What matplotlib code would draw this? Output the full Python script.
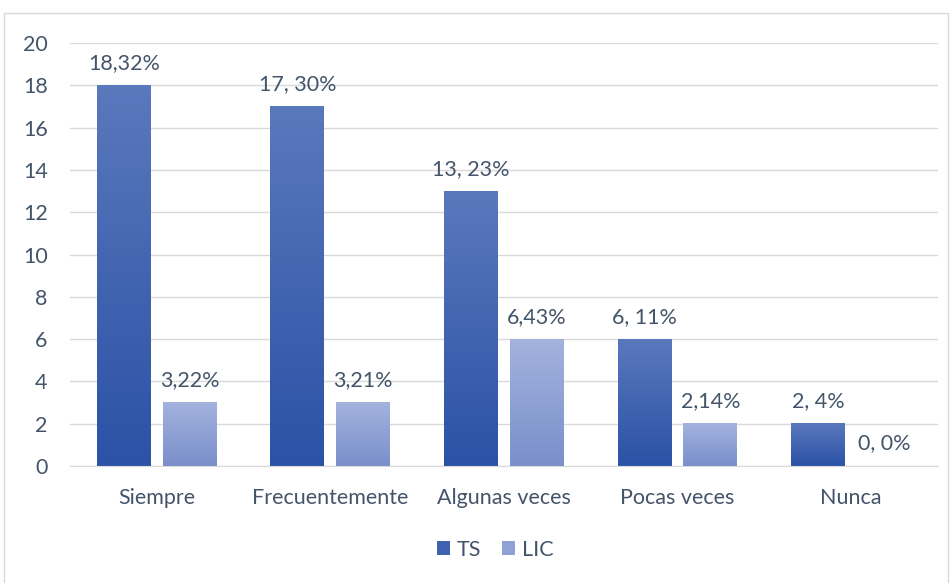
import numpy as np
import matplotlib
matplotlib.use("Agg")
import matplotlib.pyplot as plt
from matplotlib.colors import LinearSegmentedColormap
from matplotlib.patches import Rectangle

# datos
categorias = ["Siempre", "Frecuentemente", "Algunas veces", "Pocas veces", "Nunca"]
ts = [18, 17, 13, 6, 2]
lic = [3, 3, 6, 2, 0]
ts_labels = ["18,32%", "17, 30%", "13, 23%", "6, 11%", "2, 4%"]
lic_labels = ["3,22%", "3,21%", "6,43%", "2,14%", "0, 0%"]
series = ["TS", "LIC"]

plt.rcParams['font.family'] = ['Lato', 'DejaVu Sans']
texto = "#44546a"

fig = plt.figure(figsize=(9.52, 5.83), dpi=100)
ax = fig.add_axes([0.0735, 0.2007, 0.9115, 0.7253])

# borde del grafico
fig.patches.append(Rectangle((4 / 952, -0.01), 944 / 952, (583 - 13) / 583 + 0.01,
                             transform=fig.transFigure, fill=False,
                             edgecolor="#d9d9d9", linewidth=1))

cmap_ts = LinearSegmentedColormap.from_list("ts", ["#2b52a6", "#5a78bc"])
cmap_lic = LinearSegmentedColormap.from_list("lic", ["#7a8fcb", "#a3b3de"])

x = np.arange(len(categorias))
ancho = 0.31
desp = 0.19
grad = np.linspace(0, 1, 256).reshape(-1, 1)

for i in range(len(categorias)):
    for vals, etiquetas, cmap, off in [(ts, ts_labels, cmap_ts, -desp),
                                       (lic, lic_labels, cmap_lic, desp)]:
        v = vals[i]
        xc = x[i] + off
        if v > 0:
            ax.imshow(grad, cmap=cmap, origin="lower", aspect="auto",
                      extent=[xc - ancho / 2, xc + ancho / 2, 0, v], zorder=2)
        ax.annotate(etiquetas[i], (xc, v), xytext=(0, 9), textcoords="offset points",
                    ha="center", va="bottom", fontsize=15.5, color=texto)

ax.set_xlim(-0.5, len(categorias) - 0.5)
ax.set_ylim(0, 20)
ax.set_yticks(range(0, 21, 2))
ax.set_xticks(x)
ax.set_xticklabels(categorias)
ax.tick_params(axis="both", length=0, labelsize=15.5, labelcolor=texto)
ax.tick_params(axis="y", pad=16)
ax.tick_params(axis="x", pad=16)
ax.grid(axis="y", color="#d9d9d9", linewidth=1)
ax.set_axisbelow(True)
for s in ["top", "right", "left"]:
    ax.spines[s].set_visible(False)
ax.spines["bottom"].set_color("#d9d9d9")

# leyenda
h1 = Rectangle((0, 0), 1, 1, facecolor="#3f62b0")
h2 = Rectangle((0, 0), 1, 1, facecolor="#8fa2d6")
fig.legend([h1, h2], series, loc="center", bbox_to_anchor=(0.52, 0.057), ncol=2,
           frameon=False, fontsize=15.5, labelcolor=texto, handlelength=0.6,
           handleheight=0.6, handletextpad=0.3, columnspacing=1.0)

fig.savefig("out.png", dpi=100)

_ _ _ _

Short problem: Repeat only the lines from the beginning of the material through the line containing "from matplotlib.patches import Rectangle", both ends kept, leaving pictures out.

Response to the task:
What matplotlib code would draw this? Output the full Python script.
import numpy as np
import matplotlib
matplotlib.use("Agg")
import matplotlib.pyplot as plt
from matplotlib.colors import LinearSegmentedColormap
from matplotlib.patches import Rectangle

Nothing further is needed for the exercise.